Play Station

Designers: Lauren J. Matic and David J. Rodrian
Client Coordinators: Michelle Hoffman, Durham County Schools
Supervising Professor: Dr. Larry N. Bohs

The goal of this project was to provide an adjustable height play station with sensory activities to allow children with and without disabilities at Parkwood Elementary School to interact, learn academic concepts, and develop motor skills.  The device includes an adjustable height table and adapted sensory toys.  The completed play station allows children of different abilities, or heights, or children using a wheelchair to interact with others at the same eye level.

How this project helped
Our client coordinator, Michelle Hoffman, had this to say about the Play Station: “All of the kids, even older kids, want to play with the sensory station.  It’s a great success here at Parkwood Elementary.  The dumping bin is the favorite for most of the kids.”

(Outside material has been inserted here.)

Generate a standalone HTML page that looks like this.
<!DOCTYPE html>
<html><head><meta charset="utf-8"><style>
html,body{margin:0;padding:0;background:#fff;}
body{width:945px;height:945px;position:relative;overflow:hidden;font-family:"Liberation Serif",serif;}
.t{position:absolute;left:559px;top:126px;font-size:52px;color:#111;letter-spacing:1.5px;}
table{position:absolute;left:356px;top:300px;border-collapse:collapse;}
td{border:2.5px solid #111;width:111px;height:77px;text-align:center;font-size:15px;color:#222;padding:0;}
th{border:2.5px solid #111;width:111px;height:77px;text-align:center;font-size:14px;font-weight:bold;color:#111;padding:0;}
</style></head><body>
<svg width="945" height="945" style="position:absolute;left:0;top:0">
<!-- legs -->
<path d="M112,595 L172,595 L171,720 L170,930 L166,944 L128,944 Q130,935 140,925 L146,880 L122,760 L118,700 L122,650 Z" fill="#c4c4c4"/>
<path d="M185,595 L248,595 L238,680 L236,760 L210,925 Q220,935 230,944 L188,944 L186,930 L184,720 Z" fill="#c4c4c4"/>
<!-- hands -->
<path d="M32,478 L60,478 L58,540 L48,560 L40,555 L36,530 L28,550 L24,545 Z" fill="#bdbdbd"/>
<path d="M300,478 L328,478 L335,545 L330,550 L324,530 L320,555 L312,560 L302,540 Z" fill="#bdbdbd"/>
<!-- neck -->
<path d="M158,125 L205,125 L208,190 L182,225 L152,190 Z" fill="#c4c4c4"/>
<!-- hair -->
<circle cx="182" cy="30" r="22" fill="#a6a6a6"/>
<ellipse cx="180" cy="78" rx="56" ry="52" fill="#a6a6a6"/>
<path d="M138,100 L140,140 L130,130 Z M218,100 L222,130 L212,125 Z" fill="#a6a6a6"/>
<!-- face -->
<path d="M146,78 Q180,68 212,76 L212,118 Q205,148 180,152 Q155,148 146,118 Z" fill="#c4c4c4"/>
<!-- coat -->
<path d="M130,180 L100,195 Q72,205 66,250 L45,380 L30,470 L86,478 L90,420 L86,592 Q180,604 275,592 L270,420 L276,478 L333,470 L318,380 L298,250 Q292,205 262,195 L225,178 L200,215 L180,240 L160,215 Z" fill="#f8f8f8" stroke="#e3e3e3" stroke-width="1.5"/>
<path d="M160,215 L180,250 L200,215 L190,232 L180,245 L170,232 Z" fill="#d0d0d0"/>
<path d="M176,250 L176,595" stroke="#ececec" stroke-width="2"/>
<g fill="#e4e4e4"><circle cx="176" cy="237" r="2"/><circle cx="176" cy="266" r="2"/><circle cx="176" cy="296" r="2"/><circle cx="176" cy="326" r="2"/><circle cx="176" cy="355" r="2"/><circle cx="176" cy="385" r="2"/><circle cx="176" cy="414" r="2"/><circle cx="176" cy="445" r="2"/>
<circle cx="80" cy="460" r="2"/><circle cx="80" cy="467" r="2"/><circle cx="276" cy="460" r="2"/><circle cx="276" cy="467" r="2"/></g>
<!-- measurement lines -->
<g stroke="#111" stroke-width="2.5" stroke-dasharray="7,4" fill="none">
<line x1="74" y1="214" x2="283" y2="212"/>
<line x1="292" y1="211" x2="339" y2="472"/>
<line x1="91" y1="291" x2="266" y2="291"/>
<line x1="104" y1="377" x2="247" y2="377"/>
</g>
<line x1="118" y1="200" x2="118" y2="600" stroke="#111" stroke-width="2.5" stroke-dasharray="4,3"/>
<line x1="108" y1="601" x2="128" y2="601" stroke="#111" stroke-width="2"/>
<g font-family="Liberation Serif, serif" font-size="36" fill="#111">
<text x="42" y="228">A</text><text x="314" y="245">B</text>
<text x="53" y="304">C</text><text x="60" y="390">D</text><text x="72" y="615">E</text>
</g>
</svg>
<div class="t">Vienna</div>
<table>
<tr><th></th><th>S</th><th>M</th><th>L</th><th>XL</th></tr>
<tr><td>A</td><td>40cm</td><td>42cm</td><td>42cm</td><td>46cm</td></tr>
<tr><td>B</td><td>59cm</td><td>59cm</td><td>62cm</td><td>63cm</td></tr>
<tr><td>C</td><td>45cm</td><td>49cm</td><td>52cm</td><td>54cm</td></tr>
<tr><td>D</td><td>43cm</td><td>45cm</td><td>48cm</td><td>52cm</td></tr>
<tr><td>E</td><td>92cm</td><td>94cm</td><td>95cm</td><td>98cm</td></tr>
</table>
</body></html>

The Sensory Play Station is shown in Figure 1. The table frame is constructed from commercially available aluminum framing and connectors (Bosch-Rexroth Inc.), making the table sturdy, lightweight, and weather resistant.  The table is 25.5” wide by 37.5” long — small enough to fit through a doorway and still allow multiple children to interact.  Two inexpensive, commercial plastic bins with lids fit into the top of the play station frame.  These bins are removable to allow the sensory medium such as sand or water to be changed.   A Movotec Lift System (Suspa Inc.), bolted to the legs of the frame, allows the table height to be adjusted from 25” to 37” by turning the crank of a hydraulic pump.  To prevent the crank from becoming accessible to children, a cable lock is mounted on the frame. To improve mobility of the table, locking casters are mounted to the table legs with custom aluminum brackets.

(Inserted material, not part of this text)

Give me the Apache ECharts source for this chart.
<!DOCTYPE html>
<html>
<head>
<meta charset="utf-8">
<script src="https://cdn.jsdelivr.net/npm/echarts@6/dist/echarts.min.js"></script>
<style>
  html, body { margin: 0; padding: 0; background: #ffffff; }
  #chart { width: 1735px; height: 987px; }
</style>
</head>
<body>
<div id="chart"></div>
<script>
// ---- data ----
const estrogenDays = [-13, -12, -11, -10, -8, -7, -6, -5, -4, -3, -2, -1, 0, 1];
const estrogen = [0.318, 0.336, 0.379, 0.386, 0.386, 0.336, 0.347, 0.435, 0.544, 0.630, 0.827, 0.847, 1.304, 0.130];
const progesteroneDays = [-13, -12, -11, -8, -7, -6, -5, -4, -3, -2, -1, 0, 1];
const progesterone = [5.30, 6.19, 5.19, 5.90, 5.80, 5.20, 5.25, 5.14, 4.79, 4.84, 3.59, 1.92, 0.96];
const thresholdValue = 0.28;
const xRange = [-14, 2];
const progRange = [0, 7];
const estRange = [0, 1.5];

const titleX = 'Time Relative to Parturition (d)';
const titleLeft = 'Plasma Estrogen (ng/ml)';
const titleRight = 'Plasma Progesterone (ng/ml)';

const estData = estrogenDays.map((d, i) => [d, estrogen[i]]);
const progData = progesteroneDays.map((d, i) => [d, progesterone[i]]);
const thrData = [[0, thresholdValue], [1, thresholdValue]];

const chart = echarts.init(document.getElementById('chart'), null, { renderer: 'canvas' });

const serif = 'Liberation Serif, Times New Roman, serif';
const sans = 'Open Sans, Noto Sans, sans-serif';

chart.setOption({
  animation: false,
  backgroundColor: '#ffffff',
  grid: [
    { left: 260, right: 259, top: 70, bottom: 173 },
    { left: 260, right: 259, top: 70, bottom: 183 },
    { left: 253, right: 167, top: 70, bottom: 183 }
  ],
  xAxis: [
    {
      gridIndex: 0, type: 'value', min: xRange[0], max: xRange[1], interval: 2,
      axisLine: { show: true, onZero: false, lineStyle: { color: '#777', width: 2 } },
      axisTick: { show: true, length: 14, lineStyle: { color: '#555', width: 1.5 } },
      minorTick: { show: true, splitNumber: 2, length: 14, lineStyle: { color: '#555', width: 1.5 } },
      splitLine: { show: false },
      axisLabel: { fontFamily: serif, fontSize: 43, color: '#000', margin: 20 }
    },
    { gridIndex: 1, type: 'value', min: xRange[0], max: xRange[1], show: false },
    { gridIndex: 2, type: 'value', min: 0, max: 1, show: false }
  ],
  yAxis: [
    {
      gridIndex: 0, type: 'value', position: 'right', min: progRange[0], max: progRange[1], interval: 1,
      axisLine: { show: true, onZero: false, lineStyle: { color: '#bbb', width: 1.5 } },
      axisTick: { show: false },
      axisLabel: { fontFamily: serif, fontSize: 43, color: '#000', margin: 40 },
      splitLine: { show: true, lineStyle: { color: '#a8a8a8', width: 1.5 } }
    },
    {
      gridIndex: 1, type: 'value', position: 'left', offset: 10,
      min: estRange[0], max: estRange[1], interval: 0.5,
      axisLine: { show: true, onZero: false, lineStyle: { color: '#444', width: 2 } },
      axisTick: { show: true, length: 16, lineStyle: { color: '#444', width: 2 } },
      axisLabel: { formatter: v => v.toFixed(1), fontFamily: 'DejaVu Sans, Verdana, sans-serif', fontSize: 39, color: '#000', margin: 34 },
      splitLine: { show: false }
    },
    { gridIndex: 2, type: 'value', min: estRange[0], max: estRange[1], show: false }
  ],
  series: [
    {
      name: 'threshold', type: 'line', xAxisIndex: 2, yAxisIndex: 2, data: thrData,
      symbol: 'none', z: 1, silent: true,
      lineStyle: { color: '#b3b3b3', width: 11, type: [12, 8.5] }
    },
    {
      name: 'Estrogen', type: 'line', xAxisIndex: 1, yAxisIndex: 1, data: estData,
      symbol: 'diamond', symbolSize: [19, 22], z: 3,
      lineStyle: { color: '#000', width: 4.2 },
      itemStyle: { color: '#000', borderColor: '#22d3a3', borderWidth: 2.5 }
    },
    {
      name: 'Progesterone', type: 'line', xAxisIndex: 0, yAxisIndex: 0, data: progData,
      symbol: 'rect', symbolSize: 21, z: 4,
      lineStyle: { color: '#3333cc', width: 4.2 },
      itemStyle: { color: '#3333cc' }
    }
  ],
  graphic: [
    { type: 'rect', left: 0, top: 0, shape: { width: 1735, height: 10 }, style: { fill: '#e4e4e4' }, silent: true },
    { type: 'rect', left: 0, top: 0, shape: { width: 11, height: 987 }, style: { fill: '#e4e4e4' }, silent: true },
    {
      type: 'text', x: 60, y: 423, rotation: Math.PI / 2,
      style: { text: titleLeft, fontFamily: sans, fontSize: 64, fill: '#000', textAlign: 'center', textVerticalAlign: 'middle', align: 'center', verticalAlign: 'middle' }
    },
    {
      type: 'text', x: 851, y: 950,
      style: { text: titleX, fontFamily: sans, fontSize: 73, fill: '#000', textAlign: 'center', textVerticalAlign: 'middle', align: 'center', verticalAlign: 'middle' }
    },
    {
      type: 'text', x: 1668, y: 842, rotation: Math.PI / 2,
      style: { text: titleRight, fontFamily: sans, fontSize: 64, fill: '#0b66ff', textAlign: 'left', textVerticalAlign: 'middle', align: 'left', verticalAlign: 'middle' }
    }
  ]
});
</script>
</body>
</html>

Several sensory activities promote interaction between children and provide exposure to academic concepts.  Two custom-designed toys are permanently mounted to the frame (Figure 2).  The first, called the tipsy toy, consists of a bucket attached to a string.  When a large ring on the end of the string is pulled, the bucket tips over, pouring its contents into one of the activity bins.  This activity helps improve motor skills and encourages teamwork while addressing the academic concepts of cause and effect and gravity.

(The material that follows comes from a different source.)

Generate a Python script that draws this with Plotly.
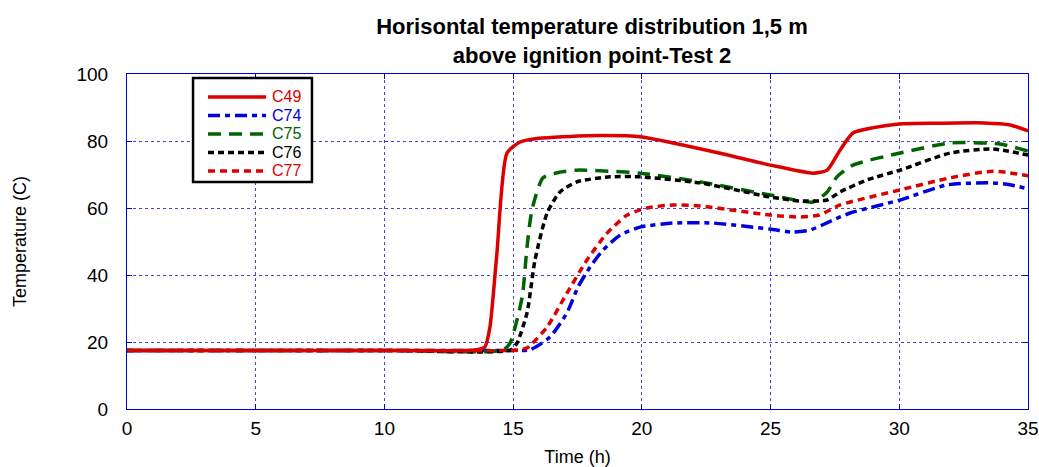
import plotly.graph_objects as go

# ---- data ----
c49_t = [0, 5, 10, 13.5, 13.9, 14.1, 14.37, 14.76, 15.27, 16, 17.9, 20, 23, 25, 26.65, 27.2, 27.7, 28.2, 29, 30, 31.5, 33.3, 34.3, 35]
c49_v = [17.5, 17.5, 17.5, 17.6, 18.5, 24.5, 46.5, 76.4, 79.7, 80.8, 81.6, 81.2, 76.4, 72.8, 70.4, 71.3, 77.3, 82.4, 84, 85.1, 85.3, 85.4, 84.8, 83]

c74_t = [0, 5, 10, 15, 15.66, 16.43, 17.09, 17.52, 17.99, 18.5, 19.15, 19.93, 21.2, 22.77, 24.98, 25.87, 26.53, 27.43, 28.09, 30.03, 31.86, 33.64, 34.4, 35]
c74_v = [17.5, 17.5, 17.5, 17.5, 17.7, 21.5, 28.7, 36.4, 42.4, 47.5, 51.9, 54.3, 55.5, 55.5, 53.7, 52.8, 53.4, 56.4, 58.5, 62.4, 66.9, 67.5, 66.8, 65.7]

c75_t = [0, 5, 10, 14.6, 14.88, 15.35, 15.54, 15.73, 16.16, 16.82, 17.48, 19.93, 22.26, 24.98, 26.65, 27.2, 27.58, 28.2, 30.03, 31.97, 33.9, 35]
c75_v = [17.5, 17.5, 17.5, 17.6, 19.7, 33.4, 48.4, 59.4, 69, 70.7, 71.3, 70.4, 67.8, 63.9, 61.8, 64.8, 69.3, 72.8, 76.4, 79.4, 79.1, 77]

c76_t = [0, 5, 10, 14.9, 15.15, 15.54, 15.85, 16.32, 16.82, 17.48, 18.76, 19.93, 22.26, 24.98, 26.15, 27.2, 27.7, 28.75, 30.03, 31.97, 33.64, 35]
c76_v = [17.5, 17.5, 17.5, 17.6, 19.7, 28.7, 44.5, 58.5, 64.8, 67.8, 69.3, 69.3, 67.5, 63.3, 62.1, 62.4, 64.8, 68.4, 71.3, 76.4, 77.6, 75.8]

c77_t = [0, 5, 10, 15.2, 15.54, 16.32, 17.09, 17.87, 18.65, 19.43, 20.2, 21.2, 22.26, 24.98, 26.15, 26.9, 27.7, 30.03, 31.97, 33.64, 35]
c77_v = [17.5, 17.5, 17.5, 17.6, 18.2, 24.5, 34.6, 44.5, 52.5, 57.9, 60, 60.9, 60.6, 57.9, 57.3, 57.9, 60.9, 65.4, 69, 71, 69.6]

x_ticks = [0, 5, 10, 15, 20, 25, 30, 35]
y_ticks = [0, 20, 40, 60, 80, 100]
legend_names = ["C49", "C74", "C75", "C76", "C77"]

FONT = "Liberation Sans, Arial, sans-serif"

style = {
    "C49": ("#dd0000", "solid"),
    "C74": ("#0000dd", "12px,5px,5px,5px"),
    "C75": ("#006400", "13px,8px"),
    "C76": ("#000000", "6px,4px"),
    "C77": ("#dd0000", "7px,5px"),
}
data = {
    "C49": (c49_t, c49_v),
    "C74": (c74_t, c74_v),
    "C75": (c75_t, c75_v),
    "C76": (c76_t, c76_v),
    "C77": (c77_t, c77_v),
}
draw_order = ["C74", "C75", "C76", "C77", "C49"]

fig = go.Figure()
for name in draw_order:
    col, dash = style[name]
    t, v = data[name]
    fig.add_trace(go.Scatter(
        x=t, y=v, mode="lines", name=name, showlegend=False,
        line=dict(color=col, width=3.5, dash=dash, shape="spline", smoothing=0.6),
    ))

# ---- legend box (drawn in paper coordinates) ----
shapes = [dict(type="rect", xref="paper", yref="paper",
               x0=0.0733, x1=0.2053, y0=0.6776, y1=0.988,
               line=dict(color="#000", width=2.5), fillcolor="white", layer="above")]
annotations = []
entry_y = [0.9316, 0.8764, 0.8212, 0.7660, 0.7108]
for name, yy in zip(legend_names, entry_y):
    col, dash = style[name]
    shapes.append(dict(type="line", xref="paper", yref="paper",
                       x0=0.0899, x1=0.1543, y0=yy, y1=yy,
                       line=dict(color=col, width=3.5, dash=dash), layer="above"))
    annotations.append(dict(xref="paper", yref="paper", x=0.1598, y=yy,
                            xanchor="left", yanchor="middle", text=name, showarrow=False,
                            borderpad=0,
                            font=dict(size=16, family=FONT, color=col)))

annotations.append(dict(
    x=27.75, y=101, xref="x", yref="y", xanchor="left", yanchor="top",
    text="<b>31:30-Start<br>extinguishment</b>", showarrow=False, align="left",
    font=dict(size=19, family=FONT, color="#000"),
))

axis_common = dict(
    showline=True, linecolor="#0000cc", linewidth=1, mirror="ticks",
    showgrid=True, gridcolor="#4444dd", griddash="dot", gridwidth=1,
    ticks="inside", ticklen=5, tickcolor="#0000cc",
    zeroline=False, automargin=False,
    tickfont=dict(family=FONT, size=19, color="#000"),
)

fig.update_layout(
    width=1039, height=467,
    margin=dict(l=127, r=11, t=74, b=58),
    paper_bgcolor="white", plot_bgcolor="white",
    font=dict(family=FONT, color="#000"),
    title=dict(
        text="<b>Horisontal temperature distribution 1,5 m<br>above ignition point-Test 2</b>",
        x=592 / 1039, xanchor="center", yref="container", y=0.927, yanchor="top",
        font=dict(size=22, family=FONT, color="#000"),
    ),
    xaxis=dict(range=[0, 35], tickvals=x_ticks, ticklabelstandoff=2,
               title=dict(text="Time (h)", font=dict(size=18), standoff=12), **axis_common),
    yaxis=dict(range=[0, 100], tickvals=y_ticks, ticklabelstandoff=14,
               title=dict(text="Temperature (C)", font=dict(size=18), standoff=45), **axis_common),
    showlegend=False,
    shapes=shapes,
    annotations=annotations,
)

fig.write_html("out.html")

The second custom toy is a teeter-totter.  The teeter-totter is constructed out of weatherproofed wood with plastic containers secured to each end using Velcro.  Since the toy is centered over the table, one student can fill one container while another student fills the other container.  This activity addresses the academic concept of heavy vs. light and more vs. less. In addition, several commercial sensory toys were purchased to add fun and educational elements to the play station. The cost of parts for the Sensory Play Station was about $750.